Species interactions across trophic levels mediate rainfall effects on dryland vegetation dynamics
(Wiley, 2020) Ariel A. Farías; Cristina Armas; Aurora Gaxiola; Patricia Agudelo‐Romero; Jose Luis Cortés; Ramiro Pablo López; Fernando Casanoves; Milena Holmgren; Peter L. Meserve; Julio R. Gutiérrez
Abstract Arid ecosystems are strongly limited by water availability, and precipitation plays a major role in the dynamics of all species in arid regions, as well as the ecosystem processes that occur there. However, understanding how biotic interactions mediate long‐term responses of dryland ecosystems to rainfall remains very fragmented. We report on a unique large‐scale field experiment spanning 25 yr and three trophic levels (plants, small mammal herbivores, predators) in a dryland ecosystem in the northern Chilean Mediterranean Region where we assessed how biotic interactions influence the long‐term plant community responses to precipitation. As the most persistent ecological changes in dryland systems may result from changes in the structure, cover, and composition of the perennial vegetation, we emphasized the interplay between bottom‐up and top‐down controls of perennial plants in our analyses. Rainfall was the primary factor affecting the dynamics of, and interactions among, plants and small mammals.

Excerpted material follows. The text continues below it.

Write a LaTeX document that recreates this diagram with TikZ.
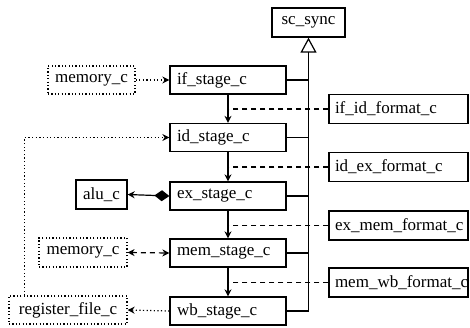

Ephemeral plant cover dynamics closely tracked short‐term annual rainfall, but seemed unaffected by top‐down controls (herbivory). In contrast, the response of the perennial plant cover to precipitation was mediated by (1) a complex interplay between subtle top‐down (herbivory) controls that become more apparent in the long‐term, (2) competition with ephemeral plants during wet years, and (3) an indirect effect of predators on subdominant shrubs and perennial herbs. This long‐term field experiment highlights how climate‐induced responses of arid perennial vegetation are influenced by interactions across trophic levels and temporal scales. In the face of global change, understanding how multi‐trophic controls mediate dryland vegetation responses to climate is essential to properly managing the conservation of biodiversity in arid systems.